Tuesday 1 July 2008

Passing through the elephant

Preface
For the benefit of readers who may not know, Elephant and Castle is the name of a busy traffic, tube and rail intersection in south London, named after a Medieval pub on the site of a blacksmith's forge. This part of the city was flattened in the war by bombs falling just short of Westminster. From the early 1950s, it was redeveloped as part of the master plan for Greater London. Cars were catered for less than people. But people have clung tenaciously to the Elephant's perilous traffic islands ever since.

Next to the Elephant are some huge pre and post-war municipal housing schemes. They are thought by some to be architectural relics reminiscent of Stalinism. They are to be demolished and the tenants scattered to the four corners of the London borough of Southwark. Meanwhile, towers of more than 40 storeys will rise over the area. There'll be a new theatre, a new park, a new leisure centre and a huge 20-storey retail and residential ziggurrat. It should all be finished by 2014. There'll still be the glass and steel stump that is the London College of Communication (formerly printing). Generations of journalists, including me, have passed through.

I wrote a poem about the Elephant in 1995, before global warming, and this is an update.

Elephant and Castle 2008

A sickly, unnatural heat
Collides with the suya stalls
It toys with the lunchtime crowds
And warms the crumbling concrete.

This island at the city’s edge
Is part Lagos and part Warsaw
It is an agora, in the true sense,
A place to argue and assimilate.

Once pink, then red, the shopping mall
Is mouldering these days
But, despite the graffiti and cracked glass
It betrays, a pleasingly chaotic humanity.

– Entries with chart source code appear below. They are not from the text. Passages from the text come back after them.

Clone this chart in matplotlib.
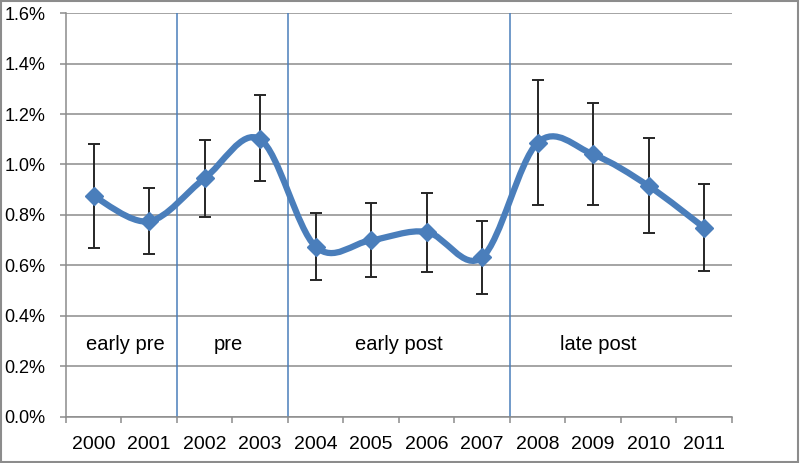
import matplotlib as mpl
mpl.use('Agg')
import matplotlib.pyplot as plt
import numpy as np
from matplotlib.path import Path
from matplotlib.patches import PathPatch, Rectangle
from matplotlib.ticker import FuncFormatter, MultipleLocator

years = ['2000', '2001', '2002', '2003', '2004', '2005',
         '2006', '2007', '2008', '2009', '2010', '2011']
rate = [0.875, 0.775, 0.945, 1.100, 0.675, 0.700,
        0.733, 0.632, 1.086, 1.040, 0.915, 0.750]
err_hi = [1.083, 0.908, 1.098, 1.275, 0.808, 0.846,
          0.888, 0.775, 1.335, 1.242, 1.104, 0.924]
err_lo = [0.668, 0.644, 0.791, 0.933, 0.544, 0.554,
          0.574, 0.489, 0.838, 0.841, 0.727, 0.578]
periods = ['early pre', 'pre', 'early post', 'late post']
period_breaks = [1.5, 3.5, 7.5]

plt.rcParams['font.family'] = ['Liberation Sans', 'DejaVu Sans']

blue = '#4a7ebb'
x = np.arange(len(years))
y = np.array(rate)

fig = plt.figure(figsize=(8, 4.63), dpi=100)
ax = fig.add_axes([0.0822, 0.0994, 0.8326, 0.8725])

# grid
ax.set_ylim(0, 1.6)
ax.set_xlim(-0.5, len(years) - 0.5)
ax.yaxis.set_major_locator(MultipleLocator(0.2))
ax.yaxis.set_major_formatter(FuncFormatter(lambda v, p: '%.1f%%' % v))
ax.grid(axis='y', color='#8c8c8c', lw=1.1)
ax.set_axisbelow(True)

for b in period_breaks:
    ax.axvline(b, color=blue, lw=1.1, zorder=1)

# smoothed line, Excel-style bezier
pts = np.column_stack([x, y])
verts = [pts[0]]
codes = [Path.MOVETO]
n = len(pts)
for i in range(n - 1):
    p0 = pts[i - 1] if i > 0 else pts[i]
    p1 = pts[i]
    p2 = pts[i + 1]
    p3 = pts[i + 2] if i + 2 < n else pts[i + 1]
    c1 = p1 + (p2 - p0) / 6.0
    c2 = p2 - (p3 - p1) / 6.0
    verts += [c1, c2, p2]
    codes += [Path.CURVE4] * 3
ax.add_patch(PathPatch(Path(verts, codes), fill=False, edgecolor=blue,
                       lw=4.5, capstyle='round', joinstyle='round', zorder=3))

lo = y - np.array(err_lo)
hi = np.array(err_hi) - y
ax.errorbar(x, y, yerr=[lo, hi], fmt='none', ecolor='#262626', elinewidth=1.4,
            capsize=4.5, capthick=1.4, zorder=4)
ax.plot(x, y, linestyle='', marker='D', ms=9.5, color=blue, zorder=5)

label_x = [0.58, 2.42, 5.5, 9.1]
for lx, t in zip(label_x, periods):
    ax.text(lx, 0.265, t, ha='center', va='baseline', fontsize=14.5, color='black')

# axes styling
for s in ['top', 'right']:
    ax.spines[s].set_visible(False)
ax.spines['left'].set_color('#8c8c8c')
ax.spines['bottom'].set_color('#8c8c8c')
ax.spines['left'].set_linewidth(1.1)
ax.spines['bottom'].set_linewidth(1.1)

ax.set_xticks(np.arange(len(years) + 1) - 0.5)
ax.set_xticklabels([])
ax.set_xticks(x, minor=True)
ax.set_xticklabels(years, minor=True)
ax.tick_params(axis='x', which='major', length=4, color='#8c8c8c', width=1.1)
ax.tick_params(axis='x', which='minor', length=0, pad=14, labelsize=14)
ax.tick_params(axis='y', length=4.5, color='#8c8c8c', width=1.1, pad=10, labelsize=13)

fig.patches.append(Rectangle((0.001, 0.002), 0.997, 0.996, transform=fig.transFigure,
                             fill=False, edgecolor='#8c8c8c', lw=1.5))

fig.savefig('out.png', dpi=100)
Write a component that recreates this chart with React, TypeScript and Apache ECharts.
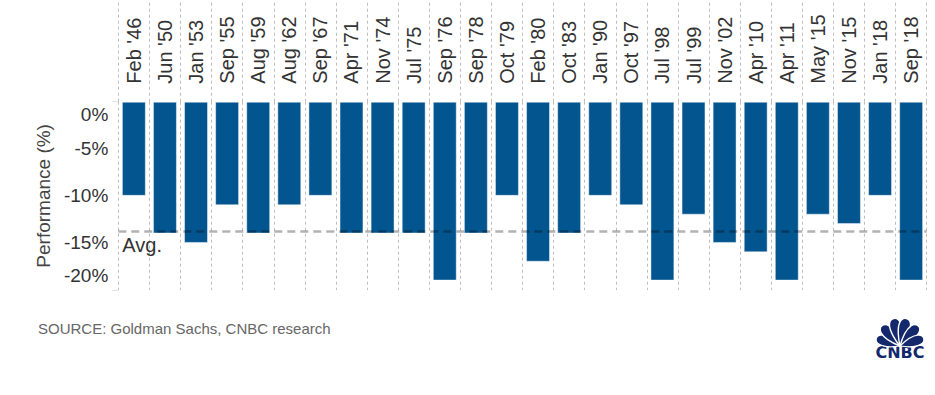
import React, { useEffect, useRef } from "react";
import * as echarts from "echarts";

const categories = [
  "Feb '46", "Jun '50", "Jan '53", "Sep '55", "Aug '59", "Aug '62", "Sep '67",
  "Apr '71", "Nov '74", "Jul '75", "Sep '76", "Sep '78", "Oct '79", "Feb '80",
  "Oct '83", "Jan '90", "Oct '97", "Jul '98", "Jul '99", "Nov '02", "Apr '10",
  "Apr '11", "May '15", "Nov '15", "Jan '18", "Sep '18",
];

const performance = [
  -10, -14, -15, -11, -14, -11, -10, -14, -14, -14, -19, -14, -10, -17,
  -14, -10, -11, -19, -12, -15, -16, -19, -12, -13, -10, -19,
];

const yTicks = [0, -5, -10, -15, -20];
const avgLabel = "Avg.";
const yAxisName = "Performance (%)";
const sourceText = "SOURCE: Goldman Sachs, CNBC research";
const logoText = "CNBC";

const FONT = "'Liberation Sans', Arial, sans-serif";
const featherPath =
  "M0,0 C-3,-6 -7,-17 -5.5,-23 C-4,-30 4,-30 5.5,-23 C7,-17 3,-6 0,0 Z";

export default function App() {
  const ref = useRef<HTMLDivElement>(null);

  useEffect(() => {
    if (!ref.current) return;
    echarts.graphic.registerShape(
      "feather",
      echarts.graphic.extendPath(featherPath, {}) as any
    );
    const chart = echarts.init(ref.current, undefined, { renderer: "svg" });

    const yMin = yTicks[yTicks.length - 1];
    const yMax = yTicks[0];

    const feathers = [
      { a: -72, s: 0.88 },
      { a: -42, s: 0.96 },
      { a: -13, s: 1.0 },
      { a: 13, s: 1.0 },
      { a: 42, s: 0.96 },
      { a: 72, s: 0.88 },
    ].map((f) => ({
      type: "feather",
      x: 900,
      y: 346,
      rotation: (-f.a * Math.PI) / 180,
      scaleX: f.s,
      scaleY: f.s,
      style: { fill: "#13296b", stroke: "#ffffff", lineWidth: 1.4 },
      silent: true,
      z: 10,
    }));

    chart.setOption({
      animation: false,
      grid: { left: 118.3, right: 8.3, top: 101.7, bottom: 105, containLabel: false },
      xAxis: {
        type: "category",
        position: "top",
        data: categories,
        axisLine: { show: false },
        axisTick: {
          show: true,
          length: 102,
          lineStyle: { color: "#bdbdbd", type: [3, 3], width: 1 },
        },
        splitLine: {
          show: true,
          lineStyle: { color: "#bdbdbd", type: [3, 3], width: 1 },
        },
        axisLabel: {
          rotate: 90,
          interval: 0,
          margin: 18,
          fontSize: 20,
          color: "#333",
          fontFamily: FONT,
        },
      },
      yAxis: {
        type: "value",
        min: yMin,
        max: yMax,
        interval: 5,
        name: yAxisName,
        nameLocation: "middle",
        nameGap: 63,
        nameTextStyle: { fontSize: 19, color: "#444", fontFamily: FONT },
        axisLine: { show: false },
        splitLine: { show: false },
        axisTick: {
          show: true,
          customValues: [yMax, yMin],
          length: 6,
          lineStyle: { color: "#e0e0e0" },
        },
        axisLabel: {
          margin: 10,
          fontSize: 19,
          color: "#333",
          fontFamily: FONT,
          formatter: (v: number) => {
            if (v === yMax) return "{t|" + v + "%}";
            if (v === yMin) return "{b|" + v + "%}";
            return "{n|" + v + "%}";
          },
          rich: {
            t: { padding: [26, 0, 0, 0], fontSize: 19, color: "#333", fontFamily: FONT },
            b: { padding: [0, 0, 30, 0], fontSize: 19, color: "#333", fontFamily: FONT },
            n: { fontSize: 19, color: "#333", fontFamily: FONT },
          },
        },
      },
      series: [
        {
          type: "bar",
          data: performance,
          barCategoryGap: "23%",
          itemStyle: {
            color: "#02558f",
            borderColor: "rgba(255,255,255,0.45)",
            borderWidth: 1,
          },
          markLine: {
            silent: true,
            symbol: ["none", "none"],
            data: [{ type: "average", name: avgLabel }],
            lineStyle: { color: "rgba(0,0,0,0.3)", type: [8, 5], width: 2.5 },
            label: {
              position: "insideStartBottom",
              formatter: avgLabel,
              fontSize: 20,
              color: "#333",
              fontFamily: FONT,
              distance: [4, 4],
            },
          },
        },
      ],
      graphic: [
        {
          type: "text",
          left: 38,
          top: 321,
          style: { text: sourceText, fontSize: 15, fill: "#666", fontFamily: FONT },
          silent: true,
        },
        ...feathers,
        {
          type: "text",
          x: 900,
          y: 352,
          style: {
            text: logoText,
            fontSize: 16,
            fontWeight: "bold",
            fill: "#13296b",
            fontFamily: "'DejaVu Sans', sans-serif",
            align: "center",
            verticalAlign: "middle",
          },
          silent: true,
        },
      ],
    });

    return () => chart.dispose();
  }, []);

  return (
    <div
      ref={ref}
      style={{ position: "fixed", left: 0, top: 0, width: 935, height: 395, background: "#fff" }}
    />
  );
}
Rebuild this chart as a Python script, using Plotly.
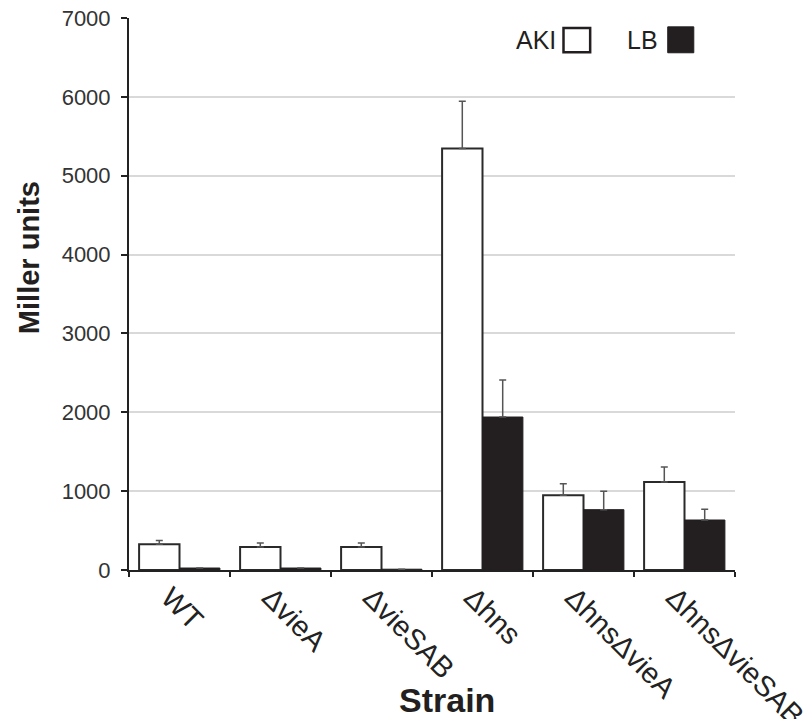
import plotly.graph_objects as go

# Strains and beta-galactosidase activity (Miller units)
strains = ["WT", "ΔvieA", "ΔvieSAB", "Δhns", "ΔhnsΔvieA", "ΔhnsΔvieSAB"]
aki_values = [326, 292, 292, 5345, 947, 1116]
aki_errors = [48, 50, 50, 600, 147, 190]
lb_values = [25, 25, 10, 1940, 765, 634]
lb_errors = [0, 0, 0, 470, 233, 136]
y_ticks = [0, 1000, 2000, 3000, 4000, 5000, 6000, 7000]

DARK = "#231f20"
ERR = "#555555"
FONT = "Liberation Sans, Arial, sans-serif"

fig = go.Figure()
fig.add_trace(go.Bar(
    name="AKI", x=strains, y=aki_values,
    marker=dict(color="white", line=dict(color="#2a2a2a", width=2)),
    error_y=dict(type="data", symmetric=False, array=aki_errors,
                 arrayminus=[0] * len(aki_errors),
                 color=ERR, thickness=1.5, width=3.5),
    showlegend=False,
))
fig.add_trace(go.Bar(
    name="LB", x=strains, y=lb_values,
    marker=dict(color=DARK, line=dict(color=DARK, width=1)),
    error_y=dict(type="data", symmetric=False, array=lb_errors,
                 arrayminus=[0] * len(lb_errors),
                 color=ERR, thickness=1.5, width=3.5),
    showlegend=False,
))

fig.update_layout(
    width=811, height=719,
    margin=dict(l=129, r=76, t=18, b=149),
    paper_bgcolor="white", plot_bgcolor="white",
    barmode="group", bargap=0.2, bargroupgap=0,
    font=dict(family=FONT, color="#333333"),
)

fig.update_xaxes(
    automargin=False,
    showline=True, linecolor="#222222", linewidth=2,
    ticks="outside", tickson="boundaries", ticklen=5, tickwidth=2,
    tickcolor="#222222", tickangle=45,
    ticklabelshift=-10, ticklabelstandoff=-3,
    tickfont=dict(size=29, color="#222222", family=FONT),
    showgrid=False,
)
fig.update_yaxes(
    automargin=False,
    range=[0, 7000], tickvals=y_ticks,
    showline=True, linecolor="#222222", linewidth=2,
    ticks="outside", ticklen=6, tickwidth=2, tickcolor="#222222",
    ticklabelstandoff=6,
    tickfont=dict(size=22, color="#333333", family=FONT),
    showgrid=True, gridcolor="#d9d9d9", gridwidth=1.5,
    zeroline=False,
)

# Axis titles
fig.add_annotation(
    text="<b>Miller units</b>", xref="paper", yref="paper",
    x=-0.165, y=0.565, xanchor="center", yanchor="middle",
    textangle=-90, showarrow=False,
    font=dict(size=29, color="#231f20", family=FONT),
)
fig.add_annotation(
    text="<b>Strain</b>", xref="paper", yref="paper",
    x=0.525, y=-0.235, xanchor="center", yanchor="middle",
    showarrow=False,
    font=dict(size=34, color="#231f20", family=FONT),
)

# Key: label followed by its swatch
fig.add_annotation(
    text="AKI", xref="paper", yref="paper", x=0.708, y=0.960,
    xanchor="right", yanchor="middle", showarrow=False,
    font=dict(size=25, color="#231f20", family=FONT),
)
fig.add_shape(
    type="rect", xref="paper", yref="paper",
    x0=0.717, x1=0.761, y0=0.938, y1=0.982,
    fillcolor="white", line=dict(color="#231f20", width=2.5),
)
fig.add_annotation(
    text="LB", xref="paper", yref="paper", x=0.876, y=0.960,
    xanchor="right", yanchor="middle", showarrow=False,
    font=dict(size=25, color="#231f20", family=FONT),
)
fig.add_shape(
    type="rect", xref="paper", yref="paper",
    x0=0.889, x1=0.932, y0=0.937, y1=0.984,
    fillcolor=DARK, line=dict(color=DARK, width=1),
)

fig.write_html("out.html")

The Coronet announces, bravely,
A meaningless jumble of words
‘Duckie presents gay shame’, it says –
Like the ravings of a madman.

Phones and shoes clutter the walkways
Bright beach towels, foreign sounds
The buses calypso through here
There is always a holiday feel.

Alexander Fleming House
A once grey relic, is flats now
In the gloomy pub that faces it
The ghost of Charlie Chaplin smiles.